__PROBLEM__.
Extract each line of the records below that contains the word "image".

● ● ● ● ● ● ●

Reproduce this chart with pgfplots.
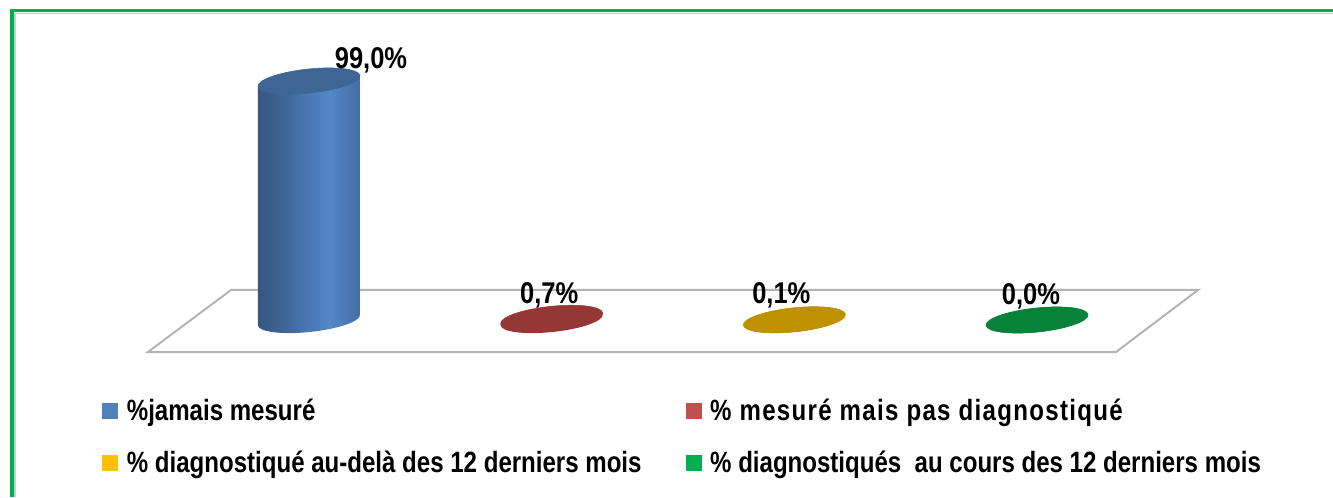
\documentclass[border=0pt]{standalone}
\usepackage{fontspec}
\setmainfont{Liberation Sans}[BoldFont={Liberation Sans Bold}]
\newfontfamily\lblfont{Liberation Sans Bold}[FakeStretch=0.85]
\newfontfamily\keyfont{Liberation Sans Bold}[FakeStretch=0.82]
\usepackage{pgfplots}
\pgfplotsset{compat=1.18}

% 1 px of the reference = 0.75pt
\definecolor{blueTop}{HTML}{3E6594}
\definecolor{blueMid}{HTML}{5486C9}
\definecolor{redTop}{HTML}{953735}
\definecolor{goldTop}{HTML}{BF9000}
\definecolor{greenTop}{HTML}{07823A}
\definecolor{blueKey}{HTML}{4F81BD}
\definecolor{redKey}{HTML}{C0504D}
\definecolor{goldKey}{HTML}{FFC000}
\definecolor{greenKey}{HTML}{00B050}
\definecolor{floorline}{HTML}{B4B4B4}

\pgfdeclarehorizontalshading{cylblue}{100bp}{
  color(0bp)=(blueTop!85!black); color(25bp)=(blueTop!85!black);
  color(38bp)=(blueKey!80!black); color(60bp)=(blueMid);
  color(75bp)=(blueKey!85!black); color(100bp)=(blueTop!85!black)}
\pgfdeclarehorizontalshading{cylred}{100bp}{color(0bp)=(redTop); color(100bp)=(redTop)}
\pgfdeclarehorizontalshading{cylgold}{100bp}{color(0bp)=(goldTop); color(100bp)=(goldTop)}
\pgfdeclarehorizontalshading{cylgreen}{100bp}{color(0bp)=(greenTop); color(100bp)=(greenTop)}

% cylinder: mark sits on the top face, height comes from the data value
\newcommand\declarecyl[3]{%
  \pgfdeclareplotmark{#1}{%
    \pgfmathsetmacro\cylh{\rawy*2.414}%
    \begin{scope}[x=0.75pt,y=0.75pt]
      \path[shading=#2,draw=none]
        (-51,-5.4) -- (-51,-5.4-\cylh) -- (51,5.4-\cylh) -- (51,5.4) -- cycle
        (0,-\cylh) ellipse[x radius=51.3,y radius=12,rotate=6];
      \fill[#3] (0,0) ellipse[x radius=51.3,y radius=12,rotate=6];
    \end{scope}%
  }%
}
\declarecyl{cylA}{cylblue}{blueTop}
\declarecyl{cylB}{cylred}{redTop}
\declarecyl{cylC}{cylgold}{goldTop}
\declarecyl{cylD}{cylgreen}{greenTop}

\pgfplotsset{
  cyl/.style n args={4}{
    only marks, mark=#1,
    visualization depends on={rawy \as \rawy},
    nodes near coords={\pgfmathprintnumber{\pgfplotspointmeta}\%},
    every node near coord/.append style={
      font=\lblfont\fontsize{22.5pt}{24pt}\selectfont, text=black,
      anchor=base, inner sep=0pt, xshift=#2*0.75pt, yshift=#3*0.75pt},
    legend image code/.code={\fill[#4,draw=none] (0pt,-6pt) rectangle (12pt,6pt);\path (16.3pt,0pt);},
  },
}

\begin{document}
\begin{tikzpicture}
\begin{axis}[
    scale only axis,
    width=999.75pt,
    height=372.75pt,
    hide axis,
    xmin=-1.2733, xmax=4.2198,
    ymin=-73.32, ymax=132.56,
    /pgf/number format/.cd, assume math mode=true, use comma, fixed, fixed zerofill, precision=1,
    /pgfplots/.cd,
    legend columns=2,
    legend cell align=left,
    legend style={
      at={(0.0765,0.203)}, anchor=north west, draw=none, fill=none, inner sep=0pt,
      font=\keyfont\fontsize{22pt}{24pt}\selectfont,
      row sep=17.5pt,
      /tikz/every even column/.append style={column sep=31pt},
    },
]
% frame
\addplot[forget plot, color=greenKey, line width=2.4pt] coordinates {(-1.2239,-73.32) (-1.2239,128.13) (4.2198,128.13)};
\addplot[forget plot, color=gray!40, line width=0.8pt] coordinates {(-1.2115,-73.32) (-1.2115,126.9) (4.2198,126.9)};
% floor
\addplot[forget plot, color=floorline, line width=1.5pt] coordinates {(-0.3214,12.43) (3.6635,12.43) (3.3255,-13.26) (-0.6635,-13.26) (-0.3214,12.43)};

\addplot[cyl={cylA}{62}{13}{blueKey}] coordinates {(0,99.0)};
\addlegendentry{\%jamais mesuré}
\addplot[cyl={cylB}{-2.5}{15.3}{redKey}] coordinates {(1,0.7)};
\addlegendentry{\addfontfeature{LetterSpace=4.5}\% mesuré mais pas diagnostiqué}
\addplot[cyl={cylC}{-13}{15.8}{goldKey}] coordinates {(2,0.1)};
\addlegendentry{\% diagnostiqué au-delà des 12 derniers mois}
\addplot[cyl={cylD}{-6}{16}{greenKey}] coordinates {(3,0.0)};
\addlegendentry{\% diagnostiqués\ \ au cours des 12 derniers mois}
\end{axis}
% hide axis leaves the axis box out of the bounding box
\path[use as bounding box] (current axis.south west) rectangle (current axis.north east);
\end{tikzpicture}
\end{document}
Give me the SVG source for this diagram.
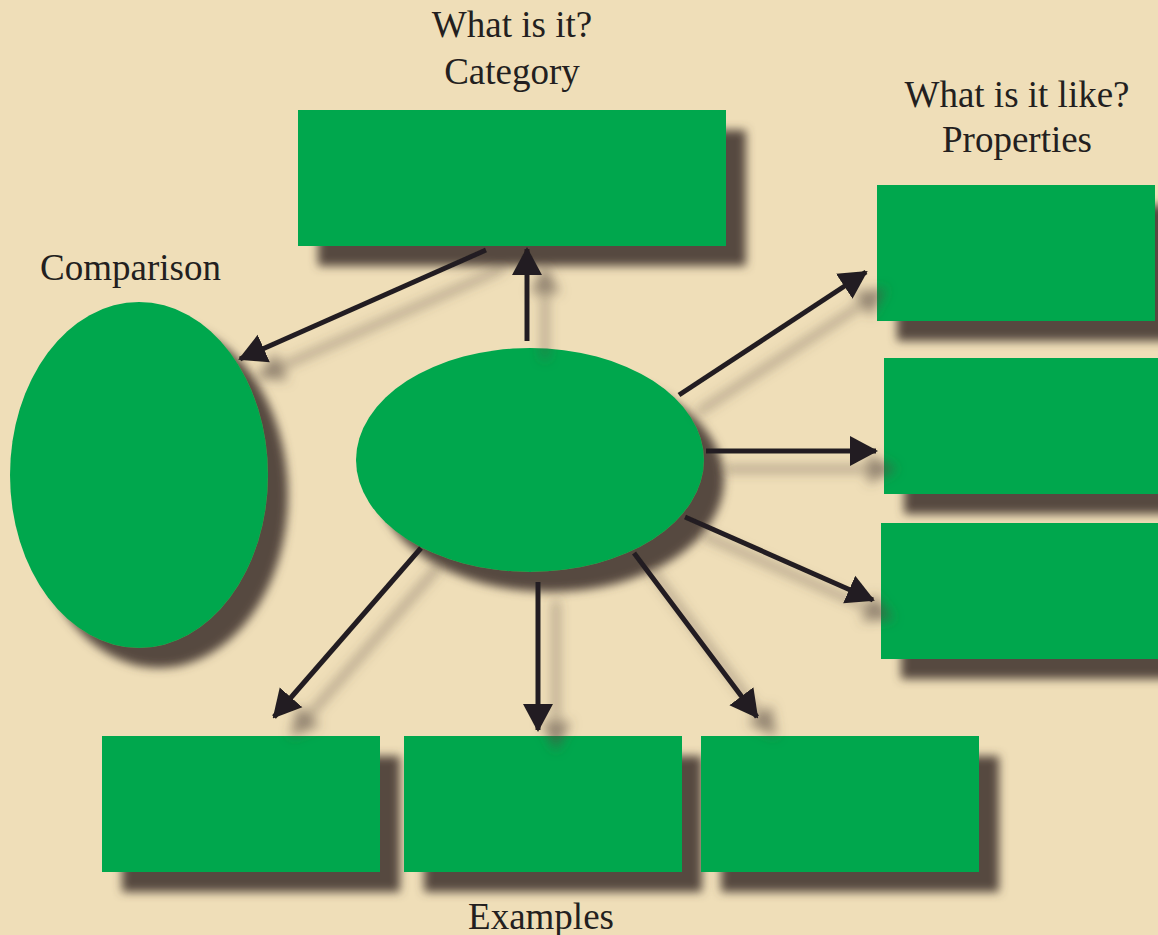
<svg xmlns="http://www.w3.org/2000/svg" width="1158" height="935" viewBox="0 0 1158 935">
<defs>
<style>
.node{fill:#00a74e;}
.lbl{font-family:"Liberation Serif","Times New Roman",serif;font-size:37px;fill:#231f20;}
.conn{stroke:#231f20;stroke-width:5;fill:none;}
</style>
<filter id="sh" x="-20%" y="-20%" width="150%" height="150%">
<feDropShadow dx="20" dy="20" stdDeviation="5" flood-color="#564a40" flood-opacity="1"/>
</filter>
<filter id="ash" x="-30%" y="-30%" width="170%" height="170%">
<feDropShadow dx="18" dy="18" stdDeviation="6" flood-color="#564a40" flood-opacity="0.6"/>
</filter>
<marker id="ah" markerUnits="userSpaceOnUse" markerWidth="28" markerHeight="32" viewBox="0 0 28 32" refX="26" refY="16" orient="auto">
<path d="M0,1 L28,16 L0,31 Z" fill="#231f20"/>
</marker>
</defs>
<rect width="1158" height="935" fill="#efdeb8"/>
<g id="category"><rect class="node" filter="url(#sh)" x="298" y="110" width="428" height="136"/></g>
<g id="comparison"><ellipse class="node" filter="url(#sh)" cx="139" cy="475" rx="129" ry="173"/></g>
<g id="center"><ellipse class="node" filter="url(#sh)" cx="530" cy="460" rx="174" ry="112"/></g>
<g id="prop1"><rect class="node" filter="url(#sh)" x="877" y="185" width="278" height="136"/></g>
<g id="prop2"><rect class="node" filter="url(#sh)" x="884" y="358" width="280" height="136"/></g>
<g id="prop3"><rect class="node" filter="url(#sh)" x="881" y="523" width="283" height="136"/></g>
<g id="ex1"><rect class="node" filter="url(#sh)" x="102" y="736" width="278" height="136"/></g>
<g id="ex2"><rect class="node" filter="url(#sh)" x="404" y="736" width="278" height="136"/></g>
<g id="ex3"><rect class="node" filter="url(#sh)" x="701" y="736" width="278" height="136"/></g>
<g id="connectors" filter="url(#ash)">
<line class="conn" x1="527" y1="341" x2="527" y2="249" marker-end="url(#ah)"/>
<line class="conn" x1="486" y1="250" x2="240" y2="359" marker-end="url(#ah)"/>
<line class="conn" x1="679" y1="395" x2="866" y2="272" marker-end="url(#ah)"/>
<line class="conn" x1="706" y1="451" x2="876" y2="451" marker-end="url(#ah)"/>
<line class="conn" x1="685" y1="517" x2="873" y2="600" marker-end="url(#ah)"/>
<line class="conn" x1="421" y1="548" x2="274" y2="717" marker-end="url(#ah)"/>
<line class="conn" x1="538" y1="582" x2="538" y2="730" marker-end="url(#ah)"/>
<line class="conn" x1="634" y1="553" x2="757" y2="717" marker-end="url(#ah)"/>
</g>
<g id="labels">
<text class="lbl" x="512" y="37" text-anchor="middle">What is it?</text>
<text class="lbl" x="512" y="84" text-anchor="middle">Category</text>
<text class="lbl" x="40" y="280">Comparison</text>
<text class="lbl" x="1017" y="107" text-anchor="middle">What is it like?</text>
<text class="lbl" x="1017" y="152" text-anchor="middle">Properties</text>
<text class="lbl" x="541" y="929" text-anchor="middle">Examples</text>
</g>
</svg>
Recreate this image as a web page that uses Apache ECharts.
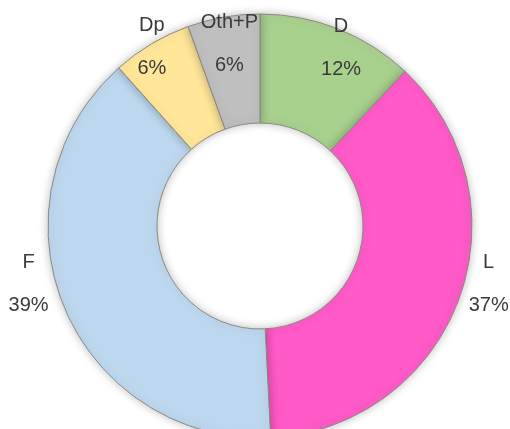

● ● ● ● ● ● ●

__TASK RESPONSE__.
    legend image code/.code={\fill[#4,draw=none] (0pt,-6pt) rectangle (12pt,6pt);\path (16.3pt,0pt);},
Recreate this image as a web page that uses Apache ECharts.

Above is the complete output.